Backward Propagating Acoustic Waves in Single Gold Nanobeams

TL;DR

This study uses femtosecond pump-probe spectroscopy to observe backward propagating acoustic phonons in suspended gold nanobeams, revealing size-dependent modes and demonstrating nanoscale backward wave phenomena.

Contribution

It reports the first nanoscale observation of backward propagating acoustic waves in gold nanobeams, linking them to width dilatational modes.

Findings

Backward acoustic phonons observed at ~3 GHz in nanostructures

Backward waves serve as signatures of width dilatational modes

Size-dependent measurements distinguish confined acoustic modes

Abstract

Femtosecond pump-probe spectroscopy has been carried out on suspended gold nanostructures with a rectangular cross section lithographed on a silicon substrate. With a thickness fixed to 110 nm and a width ranging from 200 nm to 800 nm, size dependent measurements are used to distinguish which confined acoustic modes are detected.
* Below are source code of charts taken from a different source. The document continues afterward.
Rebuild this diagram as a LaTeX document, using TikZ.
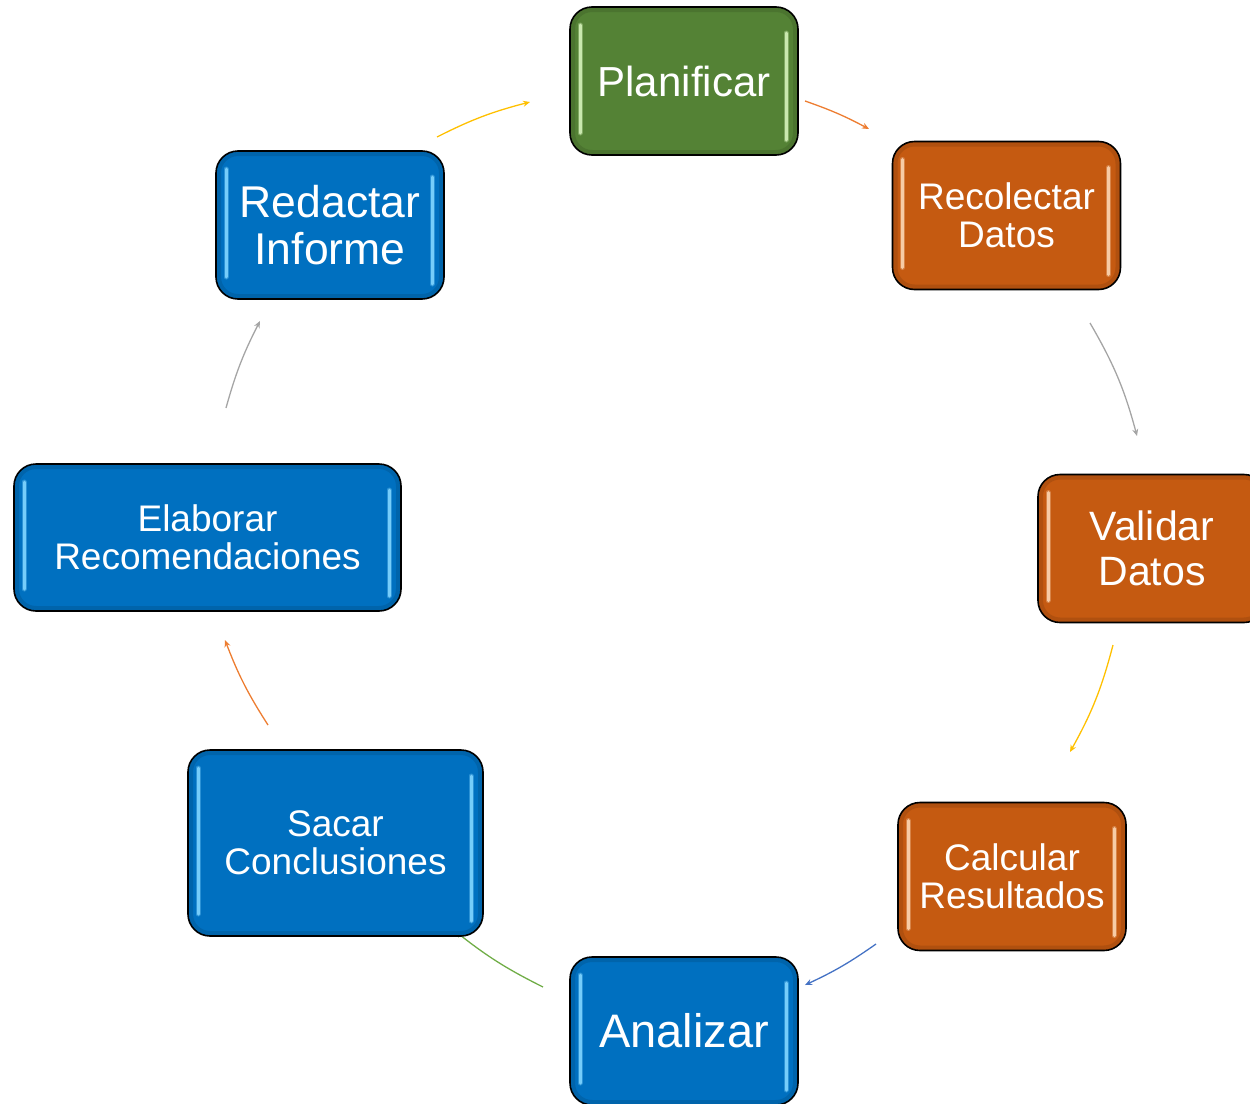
\documentclass[tikz,border=0pt]{standalone}
\usepackage{fontspec}
\setmainfont{Liberation Sans}
\usetikzlibrary{arrows.meta,backgrounds}
\definecolor{cgreen}{HTML}{548235}
\definecolor{corange}{HTML}{C55A11}
\definecolor{cblue}{HTML}{0070C0}
\definecolor{lgreen}{HTML}{D3F0B8}
\definecolor{lorange}{HTML}{FBD3B0}
\definecolor{lblue}{HTML}{7FD4FF}
\definecolor{aorange}{HTML}{ED7D31}
\definecolor{agray}{HTML}{A5A5A5}
\definecolor{ayellow}{HTML}{FFC000}
\definecolor{ablue}{HTML}{4472C4}
\definecolor{agreen}{HTML}{70AD47}
\begin{document}
\begin{tikzpicture}[x=1pt,y=-1pt,
  glossy/.style 2 args={rectangle, rounded corners=22pt, draw=black, line width=1.6pt,
    fill=#1, text=white, align=center, inner sep=0pt,
    path picture={
      \draw[#1!70!black, line width=10pt, opacity=0.35, rounded corners=22pt]
        (path picture bounding box.south west) rectangle (path picture bounding box.north east);
      \draw[#2, line width=5pt, line cap=round, opacity=0.35]
        ([shift={(10pt,-18pt)}]path picture bounding box.north west) --
        ([shift={(10pt,22pt)}]path picture bounding box.south west);
      \draw[#2, line width=3pt, line cap=round, opacity=0.9]
        ([shift={(10pt,-18pt)}]path picture bounding box.north west) --
        ([shift={(10pt,22pt)}]path picture bounding box.south west);
      \draw[#2, line width=5pt, line cap=round, opacity=0.35]
        ([shift={(-12pt,-26pt)}]path picture bounding box.north east) --
        ([shift={(-12pt,15pt)}]path picture bounding box.south east);
      \draw[#2, line width=3pt, line cap=round, opacity=0.9]
        ([shift={(-12pt,-26pt)}]path picture bounding box.north east) --
        ([shift={(-12pt,15pt)}]path picture bounding box.south east);
    }},
  box/.style={minimum width=228pt, minimum height=148pt},
  f37/.style={font=\fontsize{37}{38.5}\selectfont},
  conn/.style={line width=1.3pt, -{Stealth[length=7pt,width=6pt]}},
]
\useasboundingbox (0,0) rectangle (1250,1103);

\node[glossy={cgreen}{lgreen}, box, font=\fontsize{42}{44}\selectfont] (plan) at (684,81) {Planificar};
\node[glossy={corange}{lorange}, box, f37] (reco) at (1006.5,215.5) {Recolectar\\Datos};
\node[glossy={corange}{lorange}, box, font=\fontsize{41}{45}\selectfont] (vali) at (1152,548.5) {Validar\\Datos};
\node[glossy={corange}{lorange}, box, f37] (calc) at (1012,876.5) {Calcular\\Resultados};
\node[glossy={cblue}{lblue}, box, font=\fontsize{47}{50}\selectfont] (anal) at (684,1031) {Analizar};
\node[glossy={cblue}{lblue}, minimum width=295pt, minimum height=186pt, f37] (saca) at (335.5,843) {Sacar\\Conclusiones};
\node[glossy={cblue}{lblue}, minimum width=387pt, minimum height=147pt, f37] (elab) at (207.5,537.5) {Elaborar\\Recomendaciones};
\node[glossy={cblue}{lblue}, box, font=\fontsize{44.5}{47}\selectfont] (reda) at (330,225) {Redactar\\Informe};

\coordinate (a1s) at (805,101);  \coordinate (a1e) at (869,129);
\coordinate (a2s) at (1090,323); \coordinate (a2e) at (1137,436);
\coordinate (a3s) at (1113,645); \coordinate (a3e) at (1070,752);
\coordinate (a4s) at (876,944);  \coordinate (a4e) at (805,985);
\coordinate (a5s) at (543,987);  \coordinate (a5e) at (455,931);
\coordinate (a6s) at (268,725);  \coordinate (a6e) at (225,640);
\coordinate (a7s) at (226,408);  \coordinate (a7e) at (260,321);
\coordinate (a8s) at (437,137);  \coordinate (a8e) at (530,102);

\begin{scope}[on background layer]
\draw[conn, aorange] (a1s) to[bend left=4.4] (a1e);
\draw[conn, agray]   (a2s) to[bend left=7.6] (a2e);
\draw[conn, ayellow] (a3s) to[bend left=7.2] (a3e);
\draw[conn, ablue]   (a4s) to[bend left=5.1] (a4e);
\draw[conn, agreen]  (a5s) to[bend left=5.9] (a5e);
\draw[conn, aorange] (a6s) to[bend left=5.9] (a6e);
\draw[conn, agray]   (a7s) to[bend left=5.8] (a7e);
\draw[conn, ayellow] (a8s) to[bend left=6.2] (a8e);
\end{scope}
\end{tikzpicture}
\end{document}
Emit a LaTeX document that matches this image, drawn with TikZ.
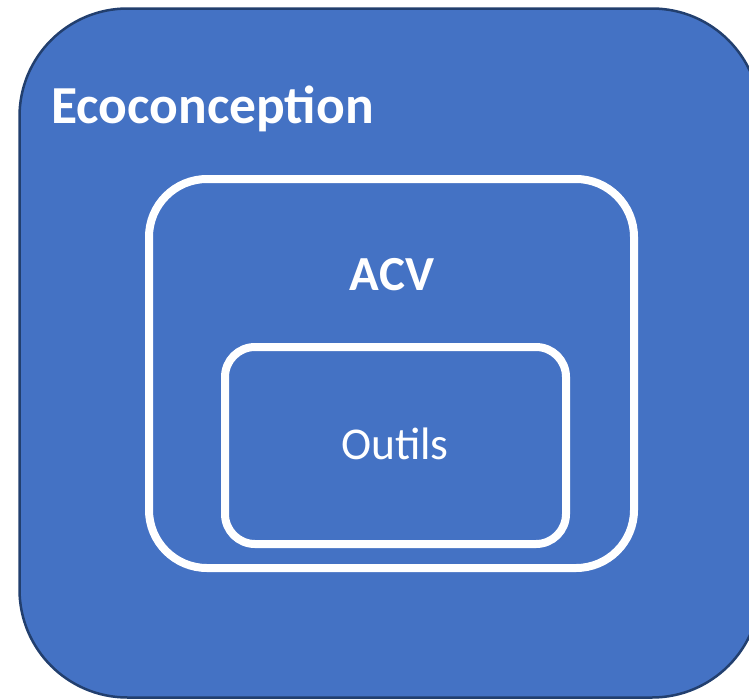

Furthermore, in order to avoid any ambiguity due to the measurement uncertainties on both the frequency and size, pump and probe beams are also spatially shifted to detect guided acoustic phonons. This leads us to the observation of backward propagating acoustic phonons in the gigahertz range ($\sim$3 GHz) in such nanostructures. While backward wave propagation in elastic waveguides has been predicted and already observed at the macroscale, very few studies have been done at the nanoscale. Here, we show that these backward waves can be used as the unique signature of the width dilatational acoustic mode.